This week’s term isn’t Dutch at all, it’s German. Hollandgänger literally means Holland-goer. It’s a German term to describe seasonal workers who would come to the Netherlands to work.
They’d walk to the Netherlands in spring, work here all summer, and then return to their families in Germany in the autumn. Most of these people were poor farm laborers from Westphalia, Münsterland, Osnabrück, or East-Friesland.
Some of these workers met their partners in the Netherlands and stayed here. Most Dutch people have German ancestors somewhere in their trees.
This must have been pretty successful – This fellow looks very well nourished!! Thanks for these snippets of information – love to read them!
I have ancestors Anna Maria von Pappenheim, born in 1722, Borken, Rhine Westphalia, who married Ernst Lodewijk Brust, 1723, Darmstadt, Hesse, Prussia, and came to Sappemeer around 1750. Their first daughter was baptized at St. Remigius Church in Borken, so they were not likely Anabaptists, like my other ancestors at Sappemeer. I wondered why they moved to Sappemeer. You may have answered my question! Thanks for sharing.
My 8th Great- Grandfather, Johannes Casparus Steynmets (1585-1638) must have been a Hollandgänger.
He came to Holland as a “Stonemason,” building cathedrals. His son, Casparus Johannes Steynmets )my 7th Great- Grandfather, emigrated to New Amsterdam in 1630.

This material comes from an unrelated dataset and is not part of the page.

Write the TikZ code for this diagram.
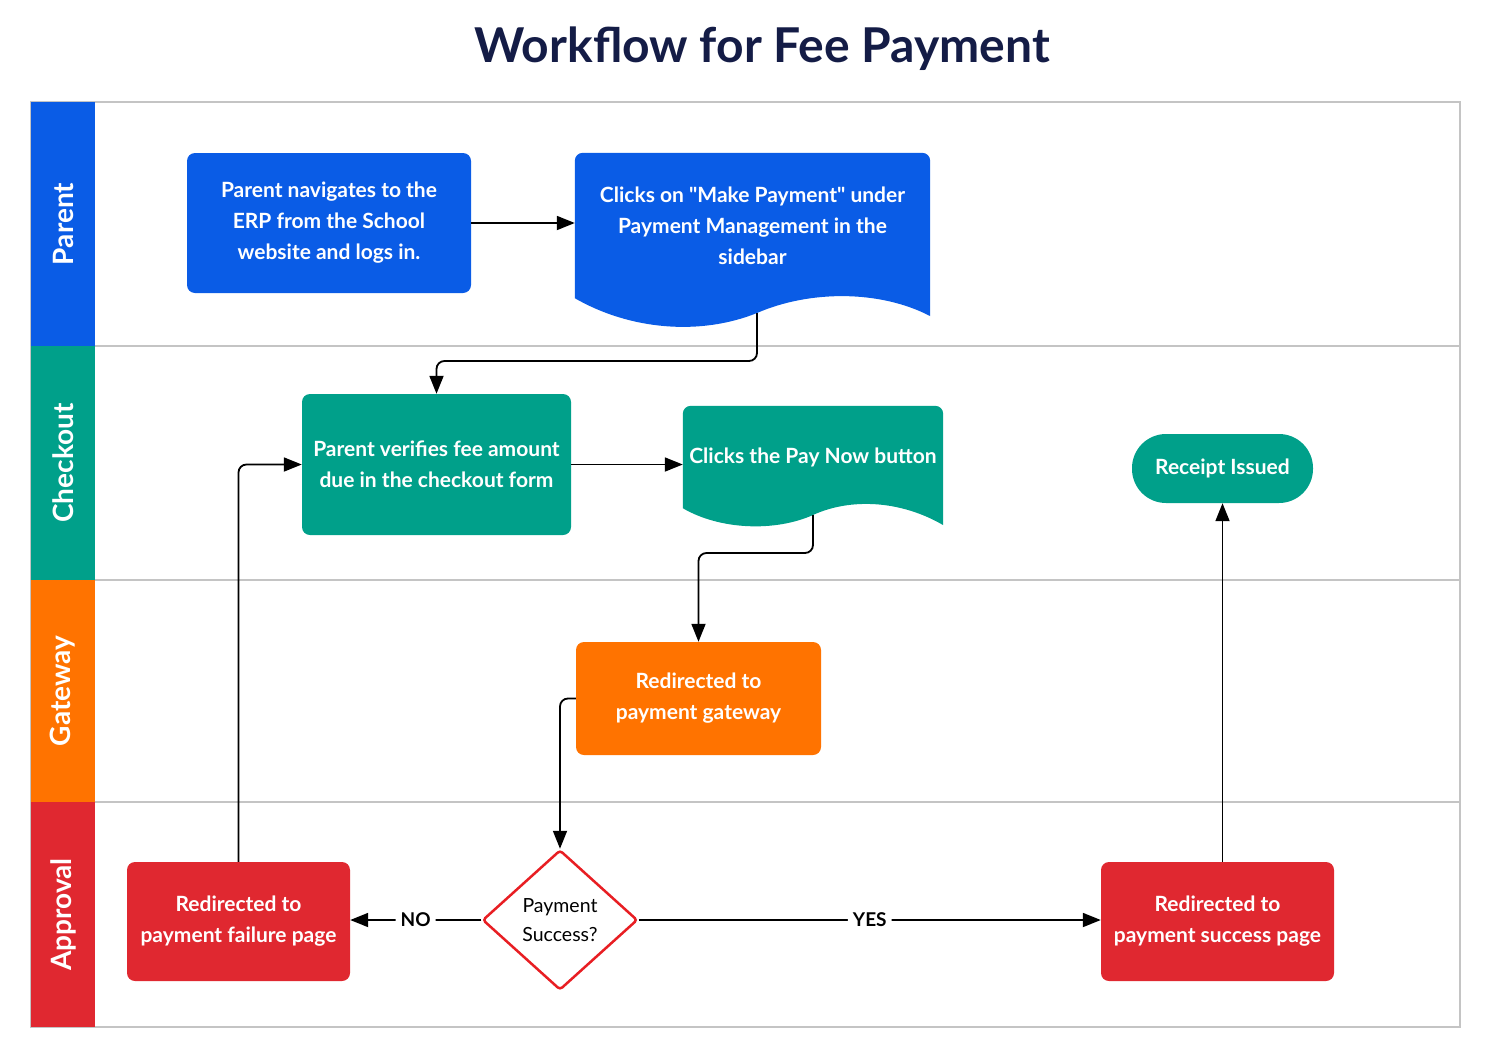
\documentclass[tikz,border=0pt]{standalone}
\usepackage{fontspec}
\setmainfont{Lato}
\usepackage{tikz}
\usetikzlibrary{shapes.geometric,arrows.meta,positioning,calc,backgrounds}
\tikzset{every node/.append style={align=center}}
\definecolor{parentcolor}{RGB}{10, 92, 230}
\definecolor{checkoutcolor}{RGB}{0, 160, 138}
\definecolor{gatewaycolor}{RGB}{255, 115, 0}
\definecolor{approvalcolor}{RGB}{224, 40, 48}
\definecolor{decisionred}{RGB}{232, 30, 35}
\definecolor{titlecolor}{RGB}{20, 28, 70}
\definecolor{lanegray}{RGB}{196, 196, 196}

\begin{document}
\begin{tikzpicture}[
    x=1pt, y=-1pt,
    lanelabel/.style={rotate=90, text=white, font=\fontsize{28}{32}\selectfont\bfseries, minimum height=64pt, inner sep=0pt},
    process/.style={rounded corners=8pt, text=white, font=\fontsize{21}{31}\selectfont\bfseries, inner sep=0pt},
    doctext/.style={text=white, font=\fontsize{21}{31}\selectfont\bfseries, inner sep=0pt},
    decision/.style={diamond, draw=decisionred, line width=2.5pt, fill=white, rounded corners=3pt, minimum width=155pt, minimum height=140pt, aspect=1.1, inner sep=0pt, font=\fontsize{19.5}{29}\selectfont},
    arrow/.style={-{Triangle[length=18pt,width=14pt]}, line width=1.8pt, black, rounded corners=8pt},
    answer/.style={fill=white, font=\fontsize{19}{22}\selectfont\bfseries, inner sep=5pt}
]
    \useasboundingbox (0,0) rectangle (1494,1052);

    % Title
    \node[font=\fontsize{48}{56}\selectfont\bfseries, text=titlecolor] (title) at (762,49) {Workflow for Fee Payment};

    % Lanes
    \draw[lanegray, line width=1.5pt] (31,102) rectangle (1460,1027);
    \draw[lanegray, line width=1.5pt] (31,346) -- (1460,346);
    \draw[lanegray, line width=1.5pt] (31,580) -- (1460,580);
    \draw[lanegray, line width=1.5pt] (31,802) -- (1460,802);
    \node[lanelabel, fill=parentcolor, minimum width=244pt] (lparent) at (63,224) {Parent};
    \node[lanelabel, fill=checkoutcolor, minimum width=234pt] (lcheckout) at (63,463) {Checkout};
    \node[lanelabel, fill=gatewaycolor, minimum width=222pt] (lgateway) at (63,691) {Gateway};
    \node[lanelabel, fill=approvalcolor, minimum width=225pt] (lapproval) at (63,914.5) {Approval};

    % Steps
    \node[process, fill=parentcolor, minimum width=284pt, minimum height=140pt] (login) at (329,223) {Parent navigates to the\\ERP from the School\\website and logs in.};
    \node[doctext, minimum width=355pt, minimum height=145pt] (clicks) at (752.5,225.5) {Clicks on \textquotedbl Make Payment\textquotedbl\ under\\Payment Management in the\\sidebar};
    \node[process, fill=checkoutcolor, minimum width=269pt, minimum height=141pt] (verify) at (436.5,464.5) {Parent verifies fee amount\\due in the checkout form};
    \node[doctext, minimum width=260pt, minimum height=102pt] (paynow) at (813,457) {Clicks the Pay Now button};
    \node[process, fill=checkoutcolor, rounded corners=34pt, minimum width=181pt, minimum height=69pt] (receipt) at (1222.5,468.5) {Receipt Issued};
    \node[process, fill=gatewaycolor, minimum width=245pt, minimum height=113pt] (gateway) at (698.5,698.5) {Redirected to\\payment gateway};
    \node[decision] (check) at (560,920) {Payment\\Success?};
    \node[process, fill=approvalcolor, minimum width=223pt, minimum height=119pt] (failure) at (238.5,921.5) {Redirected to\\payment failure page};
    \node[process, fill=approvalcolor, minimum width=233pt, minimum height=119pt] (success) at (1217.5,921.5) {Redirected to\\payment success page};

    % Document shapes
    \begin{scope}[on background layer]
        \fill[parentcolor] (clicks.south west) [rounded corners=8pt] -- (clicks.north west) -- (clicks.north east) [sharp corners] -- (930,316) .. controls (880,290) and (810,290) .. (757,313) .. controls (700,336) and (630,330) .. (clicks.south west) -- cycle;
        \fill[checkoutcolor] (paynow.south west) [rounded corners=8pt] -- (paynow.north west) -- (paynow.north east) [sharp corners] -- (943,525) .. controls (900,500) and (850,498) .. (813,515) .. controls (775,532) and (720,530) .. (paynow.south west) -- cycle;
    \end{scope}
    \coordinate (clicksout) at (757,313);
    \coordinate (paynowout) at (813,515);

    % Arrows
    \draw[arrow] (login.east) -- (login.east -| clicks.west);
    \draw[arrow] (clicksout) -- ++(0,48) -| (verify.north);
    \draw[arrow] (verify.east) -- (verify.east -| paynow.west);
    \draw[arrow] (paynowout) -- ++(0,38) -| (gateway.north);
    \draw[arrow] (gateway.west) -| (check.north);
    \draw[arrow] (check.west) -- (check.west -| failure.east) node[midway, answer] {NO};
    \draw[arrow] (check.east) -- (check.east -| success.west) node[midway, answer] {YES};
    \draw[arrow] (receipt.south |- success.north) -- (receipt.south);
    \draw[arrow] (failure.north) |- (verify.west);

\end{tikzpicture}
\end{document}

I’ve seen him in records while researching other New Netherland families!
Yes, Yvette, I have as well and I have been to the Netherlands several times doing my early family research. The Archives there are wonderful.
Loads of Hollandgängers in my family. Absolutely true, I very nearly have more cousins in the Netherlands than I do in Westfalen where the family estate still is after more than four centuries living on the same land.